PROBLEM DESCRIPTION:
Only the number is needed: how many lines of the records include "this"?

┌─ LISTING

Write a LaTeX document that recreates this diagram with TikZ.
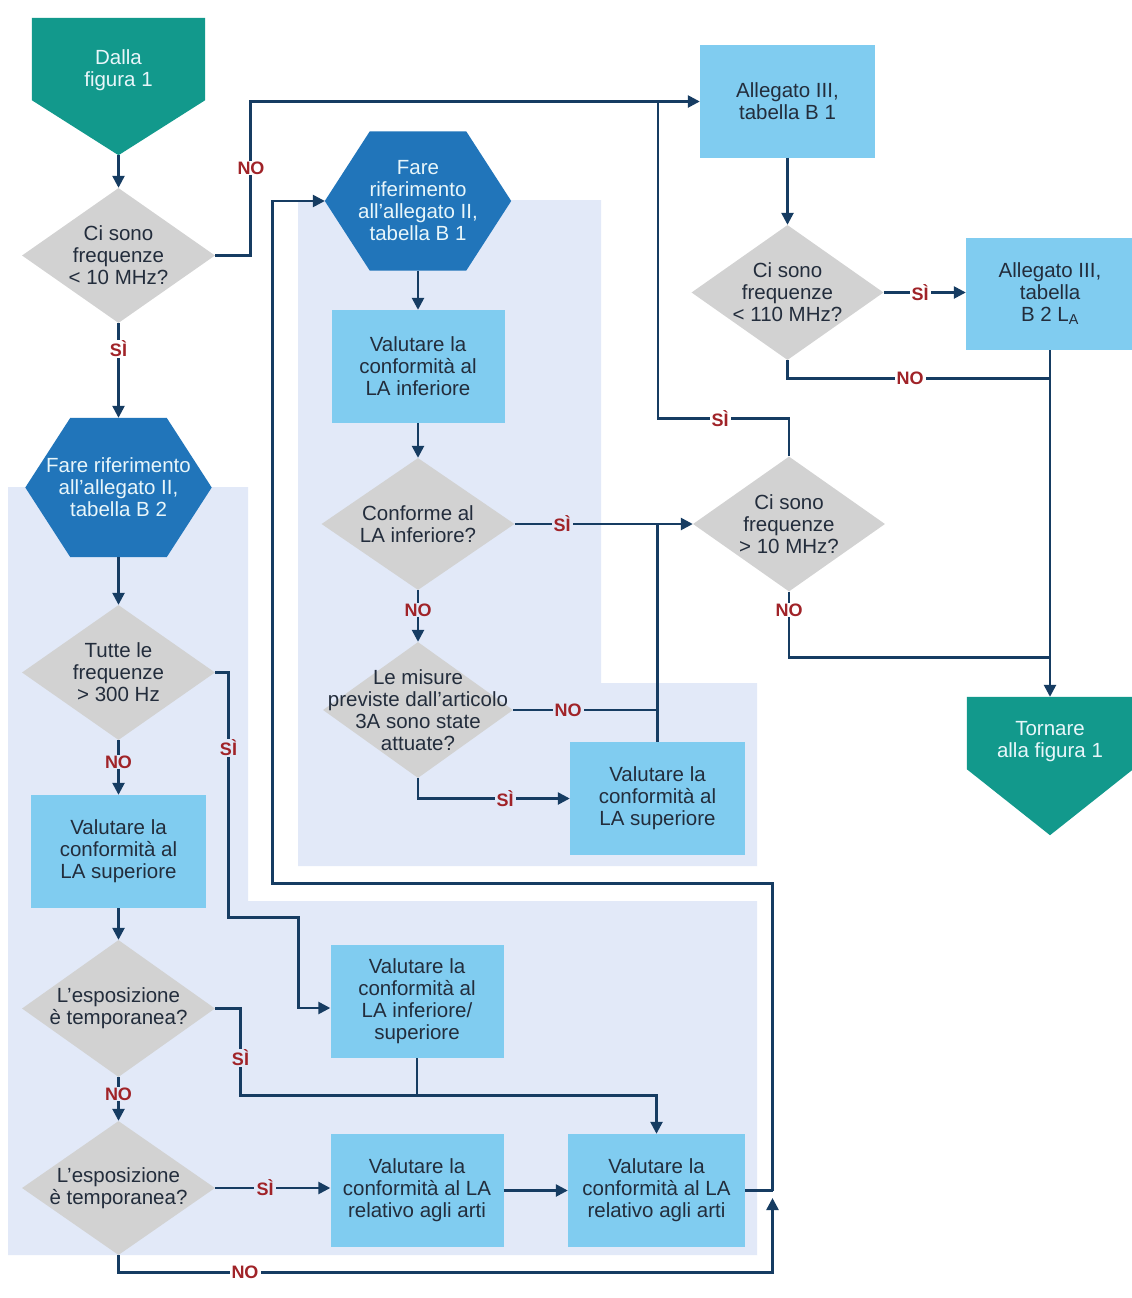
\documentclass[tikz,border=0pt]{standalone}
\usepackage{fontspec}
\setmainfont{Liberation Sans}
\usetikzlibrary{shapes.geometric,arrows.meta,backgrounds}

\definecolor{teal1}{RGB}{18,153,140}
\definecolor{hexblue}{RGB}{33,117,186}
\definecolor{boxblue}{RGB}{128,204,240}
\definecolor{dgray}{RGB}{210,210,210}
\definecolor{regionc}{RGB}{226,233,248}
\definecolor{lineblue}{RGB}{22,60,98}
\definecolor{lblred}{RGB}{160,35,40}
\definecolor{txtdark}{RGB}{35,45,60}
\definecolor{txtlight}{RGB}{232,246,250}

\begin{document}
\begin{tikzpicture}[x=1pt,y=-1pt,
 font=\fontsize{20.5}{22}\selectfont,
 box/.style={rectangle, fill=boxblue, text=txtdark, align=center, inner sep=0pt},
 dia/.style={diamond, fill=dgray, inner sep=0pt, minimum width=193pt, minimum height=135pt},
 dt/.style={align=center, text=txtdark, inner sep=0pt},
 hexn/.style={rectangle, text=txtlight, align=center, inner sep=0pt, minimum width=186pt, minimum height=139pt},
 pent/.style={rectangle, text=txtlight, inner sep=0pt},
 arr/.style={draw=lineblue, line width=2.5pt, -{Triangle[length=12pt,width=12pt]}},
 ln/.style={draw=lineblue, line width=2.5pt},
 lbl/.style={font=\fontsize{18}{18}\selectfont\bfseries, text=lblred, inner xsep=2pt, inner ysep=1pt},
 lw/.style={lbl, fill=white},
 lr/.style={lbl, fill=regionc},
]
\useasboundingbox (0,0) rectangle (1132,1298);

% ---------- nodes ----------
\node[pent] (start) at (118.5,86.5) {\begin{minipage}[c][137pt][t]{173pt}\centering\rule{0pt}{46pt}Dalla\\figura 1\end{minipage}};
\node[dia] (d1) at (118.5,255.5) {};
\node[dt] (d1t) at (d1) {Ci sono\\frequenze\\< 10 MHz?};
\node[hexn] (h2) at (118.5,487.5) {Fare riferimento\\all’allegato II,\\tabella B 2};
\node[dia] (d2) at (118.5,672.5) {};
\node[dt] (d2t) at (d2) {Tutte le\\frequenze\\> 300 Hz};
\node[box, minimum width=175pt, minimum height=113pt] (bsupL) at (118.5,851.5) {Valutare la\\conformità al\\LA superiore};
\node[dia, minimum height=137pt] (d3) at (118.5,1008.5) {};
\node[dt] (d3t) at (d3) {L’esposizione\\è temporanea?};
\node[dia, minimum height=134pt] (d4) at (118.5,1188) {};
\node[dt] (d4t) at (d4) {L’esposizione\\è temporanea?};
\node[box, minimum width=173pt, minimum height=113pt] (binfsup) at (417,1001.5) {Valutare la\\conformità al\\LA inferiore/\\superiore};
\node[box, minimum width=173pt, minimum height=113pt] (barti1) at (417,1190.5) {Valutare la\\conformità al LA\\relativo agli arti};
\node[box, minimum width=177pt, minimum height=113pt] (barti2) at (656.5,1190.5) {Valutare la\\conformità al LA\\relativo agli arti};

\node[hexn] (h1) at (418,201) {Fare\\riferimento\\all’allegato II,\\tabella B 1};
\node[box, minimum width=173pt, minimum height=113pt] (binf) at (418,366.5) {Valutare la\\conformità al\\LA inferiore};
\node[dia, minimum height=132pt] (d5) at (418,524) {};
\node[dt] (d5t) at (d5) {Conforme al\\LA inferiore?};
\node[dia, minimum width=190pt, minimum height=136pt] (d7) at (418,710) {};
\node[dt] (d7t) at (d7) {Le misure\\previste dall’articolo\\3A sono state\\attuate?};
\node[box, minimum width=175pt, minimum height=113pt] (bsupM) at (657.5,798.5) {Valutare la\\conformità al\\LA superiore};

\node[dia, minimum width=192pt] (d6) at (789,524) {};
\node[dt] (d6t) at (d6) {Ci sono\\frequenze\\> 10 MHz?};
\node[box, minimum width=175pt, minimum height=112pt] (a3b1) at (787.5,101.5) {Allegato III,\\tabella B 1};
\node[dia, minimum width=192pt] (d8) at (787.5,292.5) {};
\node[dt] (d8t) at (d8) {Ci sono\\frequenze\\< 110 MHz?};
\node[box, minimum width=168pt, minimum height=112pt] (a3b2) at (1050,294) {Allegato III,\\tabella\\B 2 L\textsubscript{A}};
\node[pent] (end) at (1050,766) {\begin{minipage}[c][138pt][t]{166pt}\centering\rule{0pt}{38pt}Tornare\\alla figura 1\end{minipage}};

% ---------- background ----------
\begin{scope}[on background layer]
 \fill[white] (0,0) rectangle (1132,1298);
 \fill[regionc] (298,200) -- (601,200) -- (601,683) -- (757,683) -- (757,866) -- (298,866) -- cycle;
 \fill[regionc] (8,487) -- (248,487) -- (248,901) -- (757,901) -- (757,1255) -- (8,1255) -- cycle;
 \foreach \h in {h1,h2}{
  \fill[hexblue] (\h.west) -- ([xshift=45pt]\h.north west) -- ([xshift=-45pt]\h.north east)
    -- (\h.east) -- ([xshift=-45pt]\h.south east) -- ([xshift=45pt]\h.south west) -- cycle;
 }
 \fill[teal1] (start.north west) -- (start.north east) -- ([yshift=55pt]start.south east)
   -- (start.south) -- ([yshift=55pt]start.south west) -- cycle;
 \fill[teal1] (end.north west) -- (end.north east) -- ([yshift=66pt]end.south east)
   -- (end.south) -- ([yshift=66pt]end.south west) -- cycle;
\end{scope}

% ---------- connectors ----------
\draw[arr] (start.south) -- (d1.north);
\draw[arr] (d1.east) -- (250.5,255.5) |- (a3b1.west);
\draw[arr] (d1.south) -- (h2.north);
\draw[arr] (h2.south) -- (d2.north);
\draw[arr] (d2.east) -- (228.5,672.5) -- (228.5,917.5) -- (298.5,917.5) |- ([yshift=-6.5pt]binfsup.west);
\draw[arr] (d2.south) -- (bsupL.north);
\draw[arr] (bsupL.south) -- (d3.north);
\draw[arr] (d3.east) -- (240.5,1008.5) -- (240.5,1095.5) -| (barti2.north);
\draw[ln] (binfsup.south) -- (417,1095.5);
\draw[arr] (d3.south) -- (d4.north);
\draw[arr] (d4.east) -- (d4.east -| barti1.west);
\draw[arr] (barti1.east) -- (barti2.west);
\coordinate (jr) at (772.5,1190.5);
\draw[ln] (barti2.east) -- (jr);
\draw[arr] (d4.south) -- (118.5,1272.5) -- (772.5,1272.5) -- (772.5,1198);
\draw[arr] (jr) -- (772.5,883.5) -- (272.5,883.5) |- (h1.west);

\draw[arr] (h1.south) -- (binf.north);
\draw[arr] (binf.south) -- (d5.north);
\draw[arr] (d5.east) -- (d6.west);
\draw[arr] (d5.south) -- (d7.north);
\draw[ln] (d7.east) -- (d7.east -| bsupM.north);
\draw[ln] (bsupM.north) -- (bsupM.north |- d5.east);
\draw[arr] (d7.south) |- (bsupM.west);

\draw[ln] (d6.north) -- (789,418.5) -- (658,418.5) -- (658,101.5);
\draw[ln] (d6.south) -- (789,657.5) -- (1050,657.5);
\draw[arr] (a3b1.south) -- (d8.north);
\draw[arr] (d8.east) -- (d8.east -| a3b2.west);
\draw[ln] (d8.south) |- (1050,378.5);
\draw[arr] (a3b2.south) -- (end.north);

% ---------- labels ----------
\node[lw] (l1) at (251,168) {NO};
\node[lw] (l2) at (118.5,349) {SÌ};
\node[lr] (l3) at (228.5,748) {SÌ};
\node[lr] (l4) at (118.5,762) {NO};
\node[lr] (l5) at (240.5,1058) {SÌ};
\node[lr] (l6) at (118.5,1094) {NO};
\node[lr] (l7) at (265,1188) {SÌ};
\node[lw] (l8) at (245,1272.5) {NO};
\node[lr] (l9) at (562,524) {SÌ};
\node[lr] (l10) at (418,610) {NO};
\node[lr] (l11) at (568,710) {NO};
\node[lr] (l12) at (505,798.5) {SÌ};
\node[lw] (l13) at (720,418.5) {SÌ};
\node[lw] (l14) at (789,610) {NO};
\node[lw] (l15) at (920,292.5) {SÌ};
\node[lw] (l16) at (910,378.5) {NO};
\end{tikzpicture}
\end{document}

└─
┌─ LISTING

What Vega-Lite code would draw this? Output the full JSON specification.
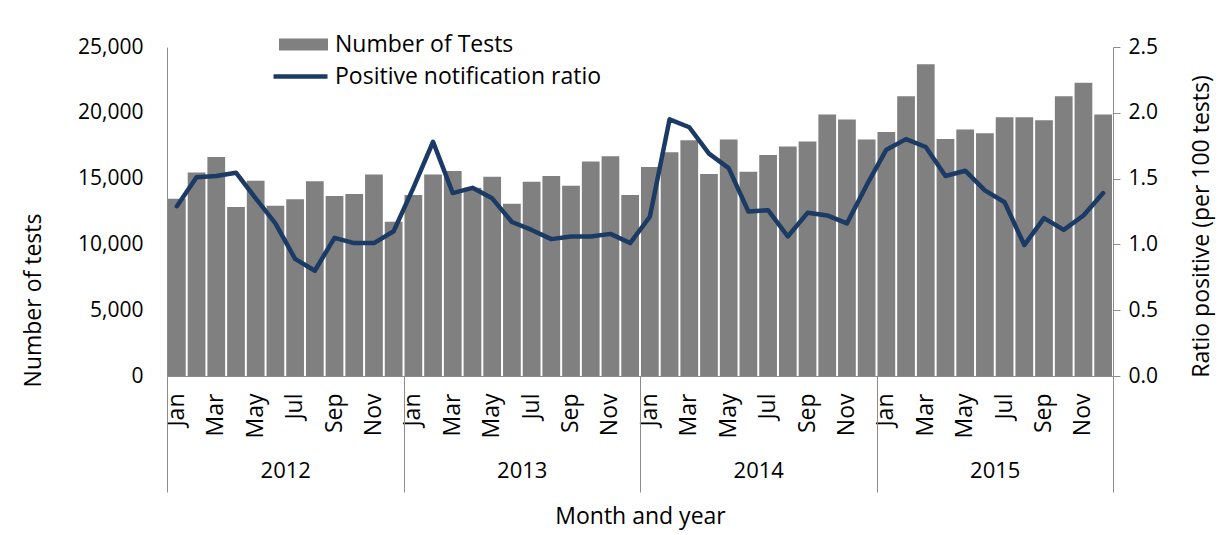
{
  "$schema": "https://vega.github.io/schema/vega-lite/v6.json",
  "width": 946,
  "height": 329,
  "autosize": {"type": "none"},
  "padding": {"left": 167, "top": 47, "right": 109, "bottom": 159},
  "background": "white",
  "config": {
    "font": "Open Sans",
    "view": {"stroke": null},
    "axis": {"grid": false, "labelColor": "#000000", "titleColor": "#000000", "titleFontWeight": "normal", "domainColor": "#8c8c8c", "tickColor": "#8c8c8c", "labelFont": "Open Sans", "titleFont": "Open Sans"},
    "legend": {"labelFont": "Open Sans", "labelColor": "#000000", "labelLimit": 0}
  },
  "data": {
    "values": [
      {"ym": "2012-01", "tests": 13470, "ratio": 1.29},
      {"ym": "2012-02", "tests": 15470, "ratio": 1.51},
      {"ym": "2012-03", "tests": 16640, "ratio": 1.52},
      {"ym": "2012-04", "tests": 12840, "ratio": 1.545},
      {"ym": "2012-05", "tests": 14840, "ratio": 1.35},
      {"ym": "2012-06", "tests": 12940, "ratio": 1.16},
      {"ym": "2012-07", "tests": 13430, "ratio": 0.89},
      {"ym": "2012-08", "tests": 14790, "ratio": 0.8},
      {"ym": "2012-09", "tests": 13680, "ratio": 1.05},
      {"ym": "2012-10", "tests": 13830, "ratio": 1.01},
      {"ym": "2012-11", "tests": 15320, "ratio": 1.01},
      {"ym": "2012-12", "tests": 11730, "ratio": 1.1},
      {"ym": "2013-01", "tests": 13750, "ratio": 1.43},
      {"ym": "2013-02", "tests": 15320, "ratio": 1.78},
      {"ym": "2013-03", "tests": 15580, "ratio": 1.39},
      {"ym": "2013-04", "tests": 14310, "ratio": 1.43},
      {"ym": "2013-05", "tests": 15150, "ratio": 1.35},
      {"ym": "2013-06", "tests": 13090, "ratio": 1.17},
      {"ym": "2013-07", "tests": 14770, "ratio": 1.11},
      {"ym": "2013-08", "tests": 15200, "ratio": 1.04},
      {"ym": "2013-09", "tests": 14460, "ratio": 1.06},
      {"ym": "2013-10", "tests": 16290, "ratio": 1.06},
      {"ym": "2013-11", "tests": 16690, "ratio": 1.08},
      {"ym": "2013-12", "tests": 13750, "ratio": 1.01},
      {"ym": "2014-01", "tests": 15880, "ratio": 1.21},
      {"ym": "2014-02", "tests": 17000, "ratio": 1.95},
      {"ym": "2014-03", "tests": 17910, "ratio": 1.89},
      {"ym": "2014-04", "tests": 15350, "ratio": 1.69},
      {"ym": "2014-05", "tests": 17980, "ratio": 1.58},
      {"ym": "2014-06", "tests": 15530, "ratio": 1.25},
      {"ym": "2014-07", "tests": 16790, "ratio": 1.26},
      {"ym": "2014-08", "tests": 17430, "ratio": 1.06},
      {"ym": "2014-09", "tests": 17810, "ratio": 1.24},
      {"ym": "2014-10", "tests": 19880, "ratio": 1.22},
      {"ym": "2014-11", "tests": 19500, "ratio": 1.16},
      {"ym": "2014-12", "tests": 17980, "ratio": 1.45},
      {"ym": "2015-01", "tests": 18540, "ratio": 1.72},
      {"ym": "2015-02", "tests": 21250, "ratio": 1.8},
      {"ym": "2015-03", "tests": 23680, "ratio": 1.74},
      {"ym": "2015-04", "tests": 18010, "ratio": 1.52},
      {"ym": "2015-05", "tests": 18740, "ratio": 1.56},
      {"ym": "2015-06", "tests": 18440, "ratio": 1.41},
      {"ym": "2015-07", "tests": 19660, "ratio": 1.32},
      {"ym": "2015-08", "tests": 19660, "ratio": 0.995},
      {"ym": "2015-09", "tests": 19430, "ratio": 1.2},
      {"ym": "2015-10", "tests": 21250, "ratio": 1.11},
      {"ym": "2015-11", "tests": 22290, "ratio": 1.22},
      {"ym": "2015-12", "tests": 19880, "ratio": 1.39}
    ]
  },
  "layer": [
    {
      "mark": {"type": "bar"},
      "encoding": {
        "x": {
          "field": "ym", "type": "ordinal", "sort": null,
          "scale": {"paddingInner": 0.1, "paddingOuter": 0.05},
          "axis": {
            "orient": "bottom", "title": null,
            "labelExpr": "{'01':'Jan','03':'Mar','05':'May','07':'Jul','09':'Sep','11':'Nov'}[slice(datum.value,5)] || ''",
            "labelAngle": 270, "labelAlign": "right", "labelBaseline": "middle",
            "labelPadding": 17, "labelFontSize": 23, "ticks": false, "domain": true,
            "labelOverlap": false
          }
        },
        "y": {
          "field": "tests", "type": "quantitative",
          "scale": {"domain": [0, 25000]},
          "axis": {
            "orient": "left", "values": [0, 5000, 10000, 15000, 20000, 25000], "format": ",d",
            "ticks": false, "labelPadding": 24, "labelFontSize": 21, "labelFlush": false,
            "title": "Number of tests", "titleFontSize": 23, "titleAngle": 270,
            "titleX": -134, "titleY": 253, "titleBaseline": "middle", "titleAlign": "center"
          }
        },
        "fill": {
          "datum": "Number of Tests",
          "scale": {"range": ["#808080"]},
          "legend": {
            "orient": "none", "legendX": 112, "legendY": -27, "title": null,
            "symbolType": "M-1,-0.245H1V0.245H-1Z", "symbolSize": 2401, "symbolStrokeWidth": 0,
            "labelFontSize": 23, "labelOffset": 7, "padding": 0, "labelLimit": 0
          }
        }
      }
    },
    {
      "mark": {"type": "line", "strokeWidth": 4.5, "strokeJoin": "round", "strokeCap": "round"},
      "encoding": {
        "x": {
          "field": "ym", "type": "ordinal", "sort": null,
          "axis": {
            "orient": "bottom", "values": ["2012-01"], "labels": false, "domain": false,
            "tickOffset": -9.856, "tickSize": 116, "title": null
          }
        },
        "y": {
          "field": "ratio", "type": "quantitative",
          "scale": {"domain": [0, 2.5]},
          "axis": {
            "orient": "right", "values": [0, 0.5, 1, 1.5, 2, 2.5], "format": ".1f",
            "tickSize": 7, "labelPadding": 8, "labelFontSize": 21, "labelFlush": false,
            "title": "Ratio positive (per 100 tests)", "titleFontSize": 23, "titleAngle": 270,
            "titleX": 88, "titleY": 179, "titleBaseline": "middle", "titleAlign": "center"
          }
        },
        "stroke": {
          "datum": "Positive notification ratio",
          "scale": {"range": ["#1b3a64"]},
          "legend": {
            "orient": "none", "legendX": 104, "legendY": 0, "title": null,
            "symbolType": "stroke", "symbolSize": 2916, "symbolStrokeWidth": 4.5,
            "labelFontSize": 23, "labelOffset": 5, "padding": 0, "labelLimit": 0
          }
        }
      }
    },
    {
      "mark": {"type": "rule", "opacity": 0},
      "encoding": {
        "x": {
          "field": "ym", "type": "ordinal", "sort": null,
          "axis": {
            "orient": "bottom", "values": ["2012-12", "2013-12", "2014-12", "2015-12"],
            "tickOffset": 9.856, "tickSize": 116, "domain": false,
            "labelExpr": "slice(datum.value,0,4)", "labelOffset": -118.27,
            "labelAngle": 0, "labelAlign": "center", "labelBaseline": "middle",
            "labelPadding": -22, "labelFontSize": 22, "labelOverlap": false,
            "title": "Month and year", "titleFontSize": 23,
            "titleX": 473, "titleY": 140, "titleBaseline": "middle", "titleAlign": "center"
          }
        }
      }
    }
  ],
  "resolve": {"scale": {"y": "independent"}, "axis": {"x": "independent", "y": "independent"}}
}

└─

CORRECT RESPONSE:
2